-- START Working data --
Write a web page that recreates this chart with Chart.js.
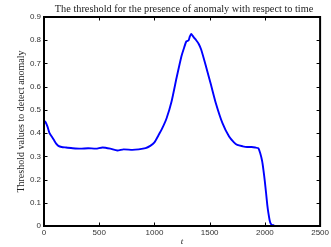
<!DOCTYPE html>
<html>
<head>
<meta charset="utf-8">
<script src="https://cdn.jsdelivr.net/npm/chart.js@4.4.0/dist/chart.umd.min.js"></script>
<style>
  html, body { margin: 0; padding: 0; background: #fff; }
  #wrap { width: 331px; height: 247px; }
</style>
</head>
<body>
<div id="wrap"><canvas id="grafico" width="331" height="247"></canvas></div>
<script>
// valores
const tiempos = [0, 10, 30, 50, 70, 90, 110, 130, 160, 200, 260, 330, 400, 470, 530, 600, 664, 720, 800, 857,
    920, 962, 1000, 1036, 1070, 1110, 1155, 1200, 1244, 1270, 1289, 1310, 1320, 1334, 1345, 1360, 1378, 1400, 1423,
    1467, 1512, 1556, 1616, 1676, 1720, 1750, 1800, 1839, 1880, 1913, 1940, 1958, 1975, 1987, 2000, 2011, 2022,
    2032, 2043, 2053, 2065, 2077, 2085];
const umbrales = [0.44, 0.45, 0.43, 0.40, 0.385, 0.37, 0.355, 0.345, 0.34, 0.338, 0.335, 0.333, 0.335, 0.333, 0.338,
    0.333, 0.325, 0.33, 0.328, 0.33, 0.335, 0.345, 0.36, 0.39, 0.42, 0.464, 0.536, 0.637, 0.73, 0.77, 0.795, 0.80,
    0.815, 0.827, 0.82, 0.81, 0.80, 0.785, 0.76, 0.687, 0.608, 0.529, 0.443, 0.385, 0.36, 0.349, 0.343, 0.34, 0.34,
    0.338, 0.335, 0.313, 0.28, 0.241, 0.19, 0.141, 0.09, 0.055, 0.025, 0.01, 0.004, 0.003, 0.003];
const ticksX = [0, 500, 1000, 1500, 2000, 2500];
const ticksY = [0, 0.1, 0.2, 0.3, 0.4, 0.5, 0.6, 0.7, 0.8, 0.9];

const titulo = 'The threshold for the presence of anomaly with respect to time';
const tituloY = 'Threshold values to detect anomaly';
const tituloX = 't';

// marco negro, marcas hacia dentro (estilo matlab) y titulo centrado sobre el area
const marcoPlugin = {
    id: 'marco',
    afterDraw(chart) {
        const { ctx, chartArea: a, scales } = chart;
        ctx.save();
        ctx.strokeStyle = '#000';
        ctx.lineWidth = 1;
        const L = 3.5;
        ctx.beginPath();
        ticksX.forEach(v => {
            const px = Math.round(scales.x.getPixelForValue(v)) + 0.5;
            ctx.moveTo(px, a.bottom); ctx.lineTo(px, a.bottom - L);
            ctx.moveTo(px, a.top); ctx.lineTo(px, a.top + L);
        });
        ticksY.forEach(v => {
            const py = Math.round(scales.y.getPixelForValue(v)) + 0.5;
            ctx.moveTo(a.left, py); ctx.lineTo(a.left + L, py);
            ctx.moveTo(a.right, py); ctx.lineTo(a.right - L, py);
        });
        ctx.stroke();
        ctx.lineWidth = 2;
        ctx.strokeRect(a.left, a.top, a.right - a.left, a.bottom - a.top);

        ctx.fillStyle = '#222';
        ctx.font = '10.3px "Liberation Serif"';
        ctx.textAlign = 'center';
        ctx.textBaseline = 'alphabetic';
        ctx.fillText(titulo, (a.left + a.right) / 2 + 2, a.top - 5);
        ctx.restore();
    }
};

const ctx = document.getElementById('grafico').getContext('2d');
new Chart(ctx, {
    type: 'line',
    data: {
        datasets: [{
            data: tiempos.map((t, i) => ({ x: t, y: umbrales[i] })),
            borderColor: '#0000ff',
            borderWidth: 1.9,
            pointRadius: 0,
            tension: 0.2,
            fill: false
        }]
    },
    options: {
        responsive: false,
        animation: false,
        layout: { padding: { top: 17, right: 8, left: 0, bottom: 0 } },
        plugins: {
            legend: { display: false },
            tooltip: { enabled: false },
            title: { display: false }
        },
        scales: {
            x: {
                type: 'linear',
                min: 0, max: 2500,
                afterBuildTicks: s => { s.ticks = ticksX.map(v => ({ value: v })); },
                afterFit: s => { s.height = 21; },
                grid: { display: false, drawTicks: false },
                border: { display: false },
                ticks: {
                    color: '#333',
                    font: { family: 'Liberation Sans', size: 8 },
                    padding: 2,
                    maxRotation: 0,
                    callback: v => String(v)
                },
                title: {
                    display: true,
                    text: tituloX,
                    color: '#222',
                    font: { family: 'Liberation Serif', size: 9, style: 'italic' },
                    padding: { top: 0, bottom: 0 }
                }
            },
            y: {
                min: 0, max: 0.9,
                afterBuildTicks: s => { s.ticks = ticksY.map(v => ({ value: v })); },
                afterFit: s => { s.width = 44; },
                grid: { display: false, drawTicks: false },
                border: { display: false },
                ticks: {
                    color: '#333',
                    font: { family: 'Liberation Sans', size: 8 },
                    padding: 3,
                    callback: v => (v === 0 ? '0' : v.toFixed(1))
                },
                title: {
                    display: true,
                    text: tituloY,
                    color: '#222',
                    font: { family: 'Liberation Serif', size: 10 },
                    padding: { top: 15, bottom: 0 }
                }
            }
        }
    },
    plugins: [marcoPlugin]
});
</script>
</body>
</html>
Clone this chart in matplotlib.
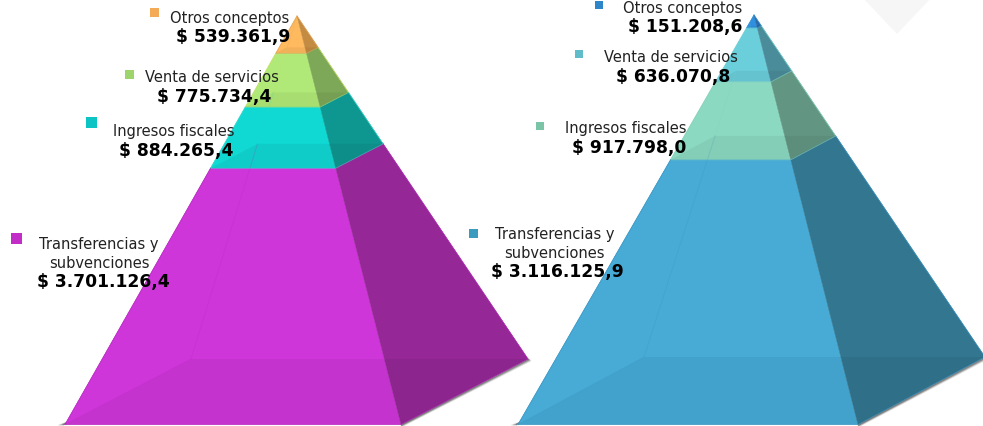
-- END Working data --
§ Given instruction
Except for the pictures, copy the material above exactly.

§ The output
Write a web page that recreates this chart with Chart.js.
<!DOCTYPE html>
<html>
<head>
<meta charset="utf-8">
<script src="https://cdn.jsdelivr.net/npm/chart.js@4.4.0/dist/chart.umd.min.js"></script>
<style>
  html, body { margin: 0; padding: 0; background: #fff; }
  #wrap { width: 331px; height: 247px; }
</style>
</head>
<body>
<div id="wrap"><canvas id="grafico" width="331" height="247"></canvas></div>
<script>
// valores
const tiempos = [0, 10, 30, 50, 70, 90, 110, 130, 160, 200, 260, 330, 400, 470, 530, 600, 664, 720, 800, 857,
    920, 962, 1000, 1036, 1070, 1110, 1155, 1200, 1244, 1270, 1289, 1310, 1320, 1334, 1345, 1360, 1378, 1400, 1423,
    1467, 1512, 1556, 1616, 1676, 1720, 1750, 1800, 1839, 1880, 1913, 1940, 1958, 1975, 1987, 2000, 2011, 2022,
    2032, 2043, 2053, 2065, 2077, 2085];
const umbrales = [0.44, 0.45, 0.43, 0.40, 0.385, 0.37, 0.355, 0.345, 0.34, 0.338, 0.335, 0.333, 0.335, 0.333, 0.338,
    0.333, 0.325, 0.33, 0.328, 0.33, 0.335, 0.345, 0.36, 0.39, 0.42, 0.464, 0.536, 0.637, 0.73, 0.77, 0.795, 0.80,
    0.815, 0.827, 0.82, 0.81, 0.80, 0.785, 0.76, 0.687, 0.608, 0.529, 0.443, 0.385, 0.36, 0.349, 0.343, 0.34, 0.34,
    0.338, 0.335, 0.313, 0.28, 0.241, 0.19, 0.141, 0.09, 0.055, 0.025, 0.01, 0.004, 0.003, 0.003];
const ticksX = [0, 500, 1000, 1500, 2000, 2500];
const ticksY = [0, 0.1, 0.2, 0.3, 0.4, 0.5, 0.6, 0.7, 0.8, 0.9];

const titulo = 'The threshold for the presence of anomaly with respect to time';
const tituloY = 'Threshold values to detect anomaly';
const tituloX = 't';

// marco negro, marcas hacia dentro (estilo matlab) y titulo centrado sobre el area
const marcoPlugin = {
    id: 'marco',
    afterDraw(chart) {
        const { ctx, chartArea: a, scales } = chart;
        ctx.save();
        ctx.strokeStyle = '#000';
        ctx.lineWidth = 1;
        const L = 3.5;
        ctx.beginPath();
        ticksX.forEach(v => {
            const px = Math.round(scales.x.getPixelForValue(v)) + 0.5;
            ctx.moveTo(px, a.bottom); ctx.lineTo(px, a.bottom - L);
            ctx.moveTo(px, a.top); ctx.lineTo(px, a.top + L);
        });
        ticksY.forEach(v => {
            const py = Math.round(scales.y.getPixelForValue(v)) + 0.5;
            ctx.moveTo(a.left, py); ctx.lineTo(a.left + L, py);
            ctx.moveTo(a.right, py); ctx.lineTo(a.right - L, py);
        });
        ctx.stroke();
        ctx.lineWidth = 2;
        ctx.strokeRect(a.left, a.top, a.right - a.left, a.bottom - a.top);

        ctx.fillStyle = '#222';
        ctx.font = '10.3px "Liberation Serif"';
        ctx.textAlign = 'center';
        ctx.textBaseline = 'alphabetic';
        ctx.fillText(titulo, (a.left + a.right) / 2 + 2, a.top - 5);
        ctx.restore();
    }
};

const ctx = document.getElementById('grafico').getContext('2d');
new Chart(ctx, {
    type: 'line',
    data: {
        datasets: [{
            data: tiempos.map((t, i) => ({ x: t, y: umbrales[i] })),
            borderColor: '#0000ff',
            borderWidth: 1.9,
            pointRadius: 0,
            tension: 0.2,
            fill: false
        }]
    },
    options: {
        responsive: false,
        animation: false,
        layout: { padding: { top: 17, right: 8, left: 0, bottom: 0 } },
        plugins: {
            legend: { display: false },
            tooltip: { enabled: false },
            title: { display: false }
        },
        scales: {
            x: {
                type: 'linear',
                min: 0, max: 2500,
                afterBuildTicks: s => { s.ticks = ticksX.map(v => ({ value: v })); },
                afterFit: s => { s.height = 21; },
                grid: { display: false, drawTicks: false },
                border: { display: false },
                ticks: {
                    color: '#333',
                    font: { family: 'Liberation Sans', size: 8 },
                    padding: 2,
                    maxRotation: 0,
                    callback: v => String(v)
                },
                title: {
                    display: true,
                    text: tituloX,
                    color: '#222',
                    font: { family: 'Liberation Serif', size: 9, style: 'italic' },
                    padding: { top: 0, bottom: 0 }
                }
            },
            y: {
                min: 0, max: 0.9,
                afterBuildTicks: s => { s.ticks = ticksY.map(v => ({ value: v })); },
                afterFit: s => { s.width = 44; },
                grid: { display: false, drawTicks: false },
                border: { display: false },
                ticks: {
                    color: '#333',
                    font: { family: 'Liberation Sans', size: 8 },
                    padding: 3,
                    callback: v => (v === 0 ? '0' : v.toFixed(1))
                },
                title: {
                    display: true,
                    text: tituloY,
                    color: '#222',
                    font: { family: 'Liberation Serif', size: 10 },
                    padding: { top: 15, bottom: 0 }
                }
            }
        }
    },
    plugins: [marcoPlugin]
});
</script>
</body>
</html>
Clone this chart in matplotlib.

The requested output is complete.